First, the fourth root of the variance of the sample variance is not the standard deviation of the sample standard deviation, so I'd recommend keeping things in terms of the variance and writing that the true variance is $1.2 \pm 1.96\sqrt{0.1}$ After that, what you have is a bit incoherent, but nonetheless correct in a sense for large samples.
For $X_i\sim N(\mu,\sigma^2)$ the sample variance $s^2_n=\frac{1}{n-1}\sum_i (X_i-\bar X)^2$ is distributed like $$s^2_n = \frac{\sigma^2}{n-1}\chi^2_{n-1}$$
so the "variance of the variance" is $$ Var(s_n^2) = \frac{(\sigma^2)^2}{(n-1)^2}Var(\chi^2_{n-1})=2\frac{(\sigma^2)^2}{n-1}.$$
Thus, knowing the variance of the variance estimator is tantamount to knowing the true variance itself. Remember, the variance of the variance estimator is a theoretical and not measured quantity and is unknown. Thus, basing confidence intervals on it is incoherent in general. (And sorry, I realize it was my answer to your other question that confused you on this point... I didn't properly distinguish between known and unknown quantities and shouldn't have made it seem like I was giving a prescription for constructing confidence intervals rather than a description of them.) It's possible that for some more complicated setup with more parameters you could have a situation where the variance of the sample variance is known but the variance itself isn't, but not in this situation, and it's unlikely to happen in a realistic situation.
The other issue here is that the $1.96$ figure you use assumes that the sampling distribution of the estimator is normal. As we've already mentioned, the sampling distribution is $\chi^2$, so this isn't true here. However, for large $n$, $\chi^2_n$ is nearly normal.

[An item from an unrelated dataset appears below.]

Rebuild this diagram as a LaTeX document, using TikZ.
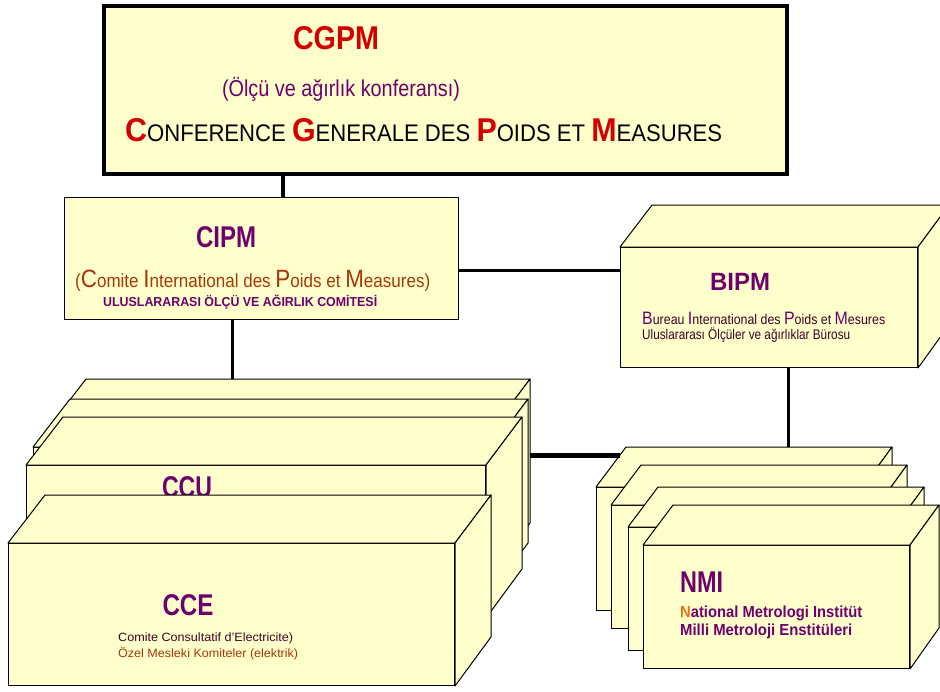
\documentclass[tikz,border=0pt]{standalone}
\usepackage{fontspec}
\setmainfont{Liberation Sans}
\usepackage{graphicx}
\usetikzlibrary{calc}

\definecolor{sari}{RGB}{255,255,204}
\definecolor{mor}{RGB}{110,0,110}
\definecolor{kirmizi}{RGB}{210,0,0}
\definecolor{kahve}{RGB}{165,55,10}
\definecolor{turuncu}{RGB}{225,115,20}
\definecolor{koyu}{RGB}{60,0,40}

% genislige sigdirilmis yazi
\newcommand{\genis}[3]{\resizebox{#1pt}{\height}{\fontsize{#2}{#2}\selectfont #3}}
\newcommand{\bh}[1]{{\fontsize{33}{33}\selectfont\bfseries\color{kirmizi}#1}}
\newcommand{\bu}[1]{{\fontsize{25}{25}\selectfont #1}}
\newcommand{\bb}[1]{{\fontsize{18}{18}\selectfont\color{mor}#1}}

% uc boyutlu kutu: ad, x, y, genislik, yukseklik
\newcommand{\kutu}[5]{%
  \node[yuz, minimum width=#4pt, minimum height=#5pt, anchor=north west] (#1) at (#2,#3) {};
  \filldraw[kenar] (#1.north west) -- ++(\derx,\dery) coordinate (#1-arka)
    -- ++(#4,0) coordinate (#1-sagarka) -- (#1.north east) -- cycle;
  \filldraw[kenar] (#1.north east) -- (#1-sagarka) -- ++(0,#5) -- (#1.south east) -- cycle;
}

\begin{document}
\begin{tikzpicture}[x=1pt,y=-1pt,
  yuz/.style={draw, fill=sari, line width=1pt, inner sep=0pt},
  kenar/.style={draw, fill=sari, line width=1pt, line join=round},
  baglanti/.style={line width=3.5pt},
  yazi/.style={inner sep=0pt, anchor=base}]
    \fill[white] (0,0) rectangle (940,691);
    \useasboundingbox (0,0) rectangle (940,691);
    \clip (0,0) rectangle (940,691);

    % CGPM
    \node[yuz, line width=4pt, minimum width=683pt, minimum height=168pt, anchor=north west] (cgpm) at (102,4) {};
    \node[yazi, text=kirmizi] (cgpmad) at (336,49) {\genis{86}{33}{\bfseries CGPM}};
    \node[yazi, text=mor] (cgpmtr) at (341,96) {\genis{238}{23}{(Ölçü ve ağırlık konferansı)}};
    \node[yazi, anchor=base west] (cgpmfr) at (125,141)
      {\genis{597}{24}{\bh{C}ONFERENCE \bh{G}ENERALE DES \bh{P}OIDS ET \bh{M}EASURES}};

    % CIPM
    \node[yuz, minimum width=394pt, minimum height=122pt, anchor=north west] (cipm) at (64,197) {};
    \node[yazi, text=mor] (cipmad) at (226,247) {\genis{60}{30}{\bfseries CIPM}};
    \node[yazi, anchor=base west, text=kahve] (cipmfr) at (75,287)
      {\genis{355}{19}{(\bu{C}omite \bu{I}nternational des \bu{P}oids et \bu{M}easures)}};
    \node[yazi, anchor=base west, text=mor] (cipmtr) at (103,306)
      {\genis{274}{13}{\bfseries ULUSLARARASI ÖLÇÜ VE AĞIRLIK COMİTESİ}};

    % BIPM
    \def\derx{32}\def\dery{-42}
    \kutu{bipm}{620}{247}{297}{120}
    \node[yazi, text=mor] (bipmad) at (740,290) {\genis{60}{25}{\bfseries BIPM}};
    \node[yazi, anchor=base west, text=koyu] (bipmfr) at (642,324)
      {\genis{243}{14}{\bb{B}ureau \bb{I}nternational des \bb{P}oids et \bb{M}esures}};
    \node[yazi, anchor=base west, text=koyu] (bipmtr) at (642,339)
      {\genis{208}{14}{Uluslararası Ölçüler ve ağırlıklar Bürosu}};

    % danisma komiteleri
    \def\derx{37}\def\dery{-48}
    \kutu{k1}{49}{427}{444}{144}
    \kutu{k2}{33}{447}{458}{144}
    \kutu{k3}{26}{465}{459}{152}
    \node[yazi, text=mor] (ccu) at (187,497) {\genis{50}{30}{\bfseries CCU}};
    \kutu{k4}{8}{543}{446}{142}
    \node[yazi, text=mor] (cce) at (188,615) {\genis{51}{30}{\bfseries CCE}};
    \node[yazi, anchor=base west, text=koyu] (ccefr) at (118,641)
      {\genis{175}{12}{Comite Consultatif d'Electricite)}};
    \node[yazi, anchor=base west, text=kahve] (ccetr) at (118,657)
      {\genis{180}{12}{Özel Mesleki Komiteler (elektrik)}};

    % ulusal enstituler
    \def\derx{30}\def\dery{-40}
    \kutu{n1}{596}{487}{266}{123}
    \kutu{n2}{611}{505}{266}{123}
    \kutu{n3}{628}{527}{266}{123}
    \kutu{n4}{643}{545}{266}{123}
    \node[yazi, anchor=base west, text=mor] (nmi) at (680,592) {\genis{43}{30}{\bfseries NMI}};
    \node[yazi, anchor=base west, text=mor] (nmifr) at (680,617)
      {\genis{182}{16}{\bfseries{\color{turuncu}N}ational Metrologi Institüt}};
    \node[yazi, anchor=base west, text=mor] (nmitr) at (680,635)
      {\genis{172}{16}{\bfseries Milli Metroloji Enstitüleri}};

    % baglantilar
    \draw[baglanti] ([xshift=-162.5pt]cgpm.south) coordinate (u1) -- (u1 |- cipm.north);
    \draw[baglanti] ([yshift=-12pt]cipm.east) coordinate (u2) -- (u2 -| bipm.west);
    \draw[baglanti] ([xshift=-29pt]cipm.south) coordinate (u3) -- (u3 |- k1-arka);
    \draw[baglanti] ([xshift=19.5pt]bipm.south) coordinate (u4) -- (u4 |- n1-arka);
    \draw[line width=5pt] ($(n1.north west)!0.8!(n1-arka)$) coordinate (u5) -- (u5 -| k1-sagarka);

\end{tikzpicture}
\end{document}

So in fact for a large sample you can estimate the variance of the variance as $\frac{2s_n^2}{n-1}$ and then your confidence interval in terms of that will be approximately what you said since the sampling distribution is also nearly normal for large samples.
But here's how to actually construct the confidence intervals:
Recall the sample variance is distributed like $$s^2_n = \frac{\sigma^2}{n-1}\chi^2_{n-1}.$$ So $$ (n-1)\frac{s^2_n}{\sigma^2}\sim \chi^2_{n-1}$$ and we have, with $95\%$ confidence, $$\frac{(n-1)s_n^2}{\chi^2_{n-1}(97.5\%)}< \sigma^2 < \frac{(n-1)s_n^2}{\chi^2_{n-1}(2.5\%)}$$ (in other words, in the long run, in $95\%$ of samples, the true variance $\sigma^2$ will lie in this interval.) Here, $\chi^2_{n-1}(97.5\%)$ is the $97.5\%$ quantile of the $\chi^2_{n-1}$ distribution, which can be computed by any software package or looked up in a table.
One more thing: In your example, you say the mean of the normal distribution is known to be zero. In this case, we can actually do better than the above confidence interval. Instead of using the estimator $s_n^2,$ use $$\hat\sigma^2_n = \frac{1}{n}\sum_i X_i^2$$ and you know that $$ \hat\sigma^2_n \sim \frac{\sigma^2}{n}\chi^2_{n}.$$ Then the same method as above gives a better CI.